J. N. FARQUHAR AND SAIVA SIDDHANTA.

    Extract from the "International Review of Missions" Vol. II, No.7, pp. 586, 587: -

    Of the many systems into which the Saivite stream of Vedanta teaching has spread out the Saiva Siddhanta possesses by far the richest literature, and holds the greatest place in the life of South India. The sect accepts the canon of the Vedanta as interpreted by Nilakantha, and looks back also to a series of Sanskrit works called Agamas, which regulate the worship and practice of Saivites, and to a group of poet-saints, whose Tamil hymns are sung in the temples. The teaching of the Siddhanta was systematized in fourteen theological works written in Tamil in the thirteenth and following centuries. The Rev. H. W Schomerus, who for some eleven years has been a missionary in South India, has explored this Tamil dogmatic, and Der Saive Siddhanta is a full exposition of the teaching contained in it.

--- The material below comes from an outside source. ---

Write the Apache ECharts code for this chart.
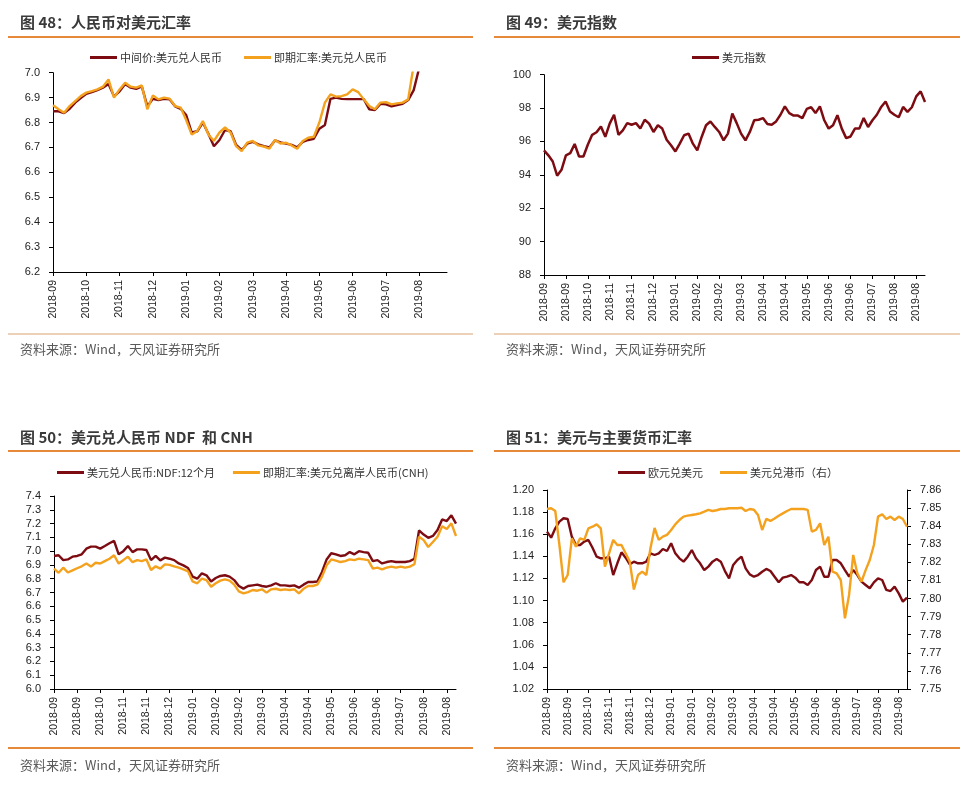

Hitherto our information about the sect has been very fragmentary, and has had to be gathered from a number of books and innumerable articles. The present work will now obviate that necessity for all who read German. Mr. Schomerus is to be congratulated on the care and thoroughness which characterize his work throughout. He follows his authorities with the utmost faithfulness, and is a clear-sighted and most sympathetic expositor. His book is a most valuable addition to the literature of Hinduism, and will be heartily welcomed by all scholars.

    Mr. Nallasvami Pillai is a leading modern exponent and defender of the system. His Studies in Saiva Siddhanta, if taken along with Dr. Pope's Tiruvasagam, form the best help available in English for understanding the sect; and they have the further interest of showing us the system battling for life amid the storms raised by western thought.